At a time where the majority of the stories we see in the media are divisive in nature, Nigerian-American twin sisters and Eastern alumnae Taiye Oladapo, ’01, and Kehinde (Lola) Oladapo, ’03 are serving others through creating spaces of belonging.
Taiye and Lola started as part-time Airbnb hosts, providing warm and welcoming spaces for guests from all around the nation and world. They fell in love with the art of creating spaces where individuals, very different from them, could come and “just be.” In early 2020, the sisters formally launched The T.L. Hospitality Group, LLC & Urbanity Lush.
When asked what inspired them to start their business, Lola responded, “We witnessed firsthand the power of hospitality to create a warm and inviting environment in which people could come and share freely without the fear of being judged or ‘cancelled’, which we believe is so necessary in our hyperpolarized society today. There’s a need for more spaces like our home where diverse people, with diverse opinions, can come and share. It is in these environments that biases are confronted, allies are formed, and the ‘othering’ of people who are not like us decreases.”
Cross-cultural communication is a field of study for a reason. There are often innate challenges to communicating across differences. There are language barriers, the obstacles of explicit and implicit bias, and the fear of offending others or being offended. Making a commitment to push through each of those obstructions is not only commendable, but necessary as we do our best as Christians to be conduits for healing and unity.
Lola went on to share, “For close to a decade now, we have enjoyed breaking bread with our guests while discussing a range of topics from faith, family, race, and politics; many topics that would be taboo to discuss but are talked about in our home with ease. What we found in these encounters was that our guests, as well as my sister and I, were having a culturally immersive experience that challenged our biases and broke down racial and cultural barriers within the comfort of our own home. For many of our guests, we were the first Christians, as well as black women, that they had engaged up close. They heard and saw the Gospel lived out right in front of them, and we believe they came away with a better understanding of what it means to be Black in America and a Christ- follower.”
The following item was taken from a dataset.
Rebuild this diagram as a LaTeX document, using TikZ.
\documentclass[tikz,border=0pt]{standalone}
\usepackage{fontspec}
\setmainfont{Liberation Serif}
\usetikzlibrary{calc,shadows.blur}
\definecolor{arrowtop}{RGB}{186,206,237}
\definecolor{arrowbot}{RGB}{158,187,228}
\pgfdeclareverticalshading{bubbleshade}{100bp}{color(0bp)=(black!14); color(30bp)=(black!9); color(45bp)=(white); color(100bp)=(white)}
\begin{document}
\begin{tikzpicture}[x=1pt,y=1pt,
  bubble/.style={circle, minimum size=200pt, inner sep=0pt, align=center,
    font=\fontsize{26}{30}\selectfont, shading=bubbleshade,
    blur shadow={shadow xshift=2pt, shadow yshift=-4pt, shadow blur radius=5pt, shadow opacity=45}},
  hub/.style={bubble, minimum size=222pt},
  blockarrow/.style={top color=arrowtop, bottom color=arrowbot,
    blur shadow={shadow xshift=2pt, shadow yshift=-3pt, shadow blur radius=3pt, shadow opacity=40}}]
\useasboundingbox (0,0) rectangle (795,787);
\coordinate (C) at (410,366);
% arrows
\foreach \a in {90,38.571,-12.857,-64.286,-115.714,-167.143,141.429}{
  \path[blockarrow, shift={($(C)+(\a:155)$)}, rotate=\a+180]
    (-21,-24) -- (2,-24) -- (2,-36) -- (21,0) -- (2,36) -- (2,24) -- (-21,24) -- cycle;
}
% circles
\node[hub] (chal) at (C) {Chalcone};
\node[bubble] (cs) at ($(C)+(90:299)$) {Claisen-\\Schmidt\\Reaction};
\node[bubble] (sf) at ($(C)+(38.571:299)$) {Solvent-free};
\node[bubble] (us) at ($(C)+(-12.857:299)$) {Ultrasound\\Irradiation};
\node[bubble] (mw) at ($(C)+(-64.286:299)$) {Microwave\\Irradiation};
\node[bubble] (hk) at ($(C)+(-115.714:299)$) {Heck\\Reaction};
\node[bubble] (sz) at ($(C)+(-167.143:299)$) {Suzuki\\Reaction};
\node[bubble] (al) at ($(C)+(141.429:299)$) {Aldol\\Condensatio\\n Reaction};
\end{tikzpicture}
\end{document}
This sort of dialogue was common for Taiye and Lola as students at Eastern. Engaging in discussions ranging from theological to cultural differences, the pair credits courses such as Justice in a Pluralistic Society for helping shape how they approached diversity of opinion and thought. As hosts to individuals from a wide range of backgrounds, the goal is never to “win” in these opportunities for sharing. Instead, the two are committed to creating a safe space for expression while respectfully sharing their faith in hopes that a seed might be sown and watered by another, according to 1 Corinthians 3:7.
Hand-in-hand with their passion for hospitality is their call to service; especially as it pertains to speaking up for people experiencing oppression or marginalization –something they first learned to do while at Eastern.
Lola states, “As a student at Eastern, you could often find me engaged in the latest campus activism; whether it be sleeping out on the sidewalk in solidarity with those experiencing homelessnessor delivering an impassioned speech at a Good Schools PA rally in the rotunda of the State Capital building, or lobbying state representatives to change the funding formula for public schools in the city of Philadelphia. Not to be outdone, my sister Taiye cultivated the seeds of service through her involvement in different groups such as: Latinos Unidos, S.O.A.R (Students Organize Against Racism), Habitat for Humanity, and missions with Food for the Hungry.”
In June of this year, Taiye and Lola were invited to serve as Content Architects for B. PHL’s annual innovation festival. Here, during this three-day event designed to show off Philadelphia as a great place to live, work, and do business, they plan to do what they learned to do as followers of Christ and honed as students at Eastern –serve! They will lead an innovative experience called “The Stop Asian Hate Cookie Experience and Contest” design to center the anti-asian hate movement in an effort to build more allies that will speak out against the deplorable acts of violence being committed against Asian-Americans. We celebrate the passion, creativity, and commitment to servant leadership of these fine Eastern University alumnae.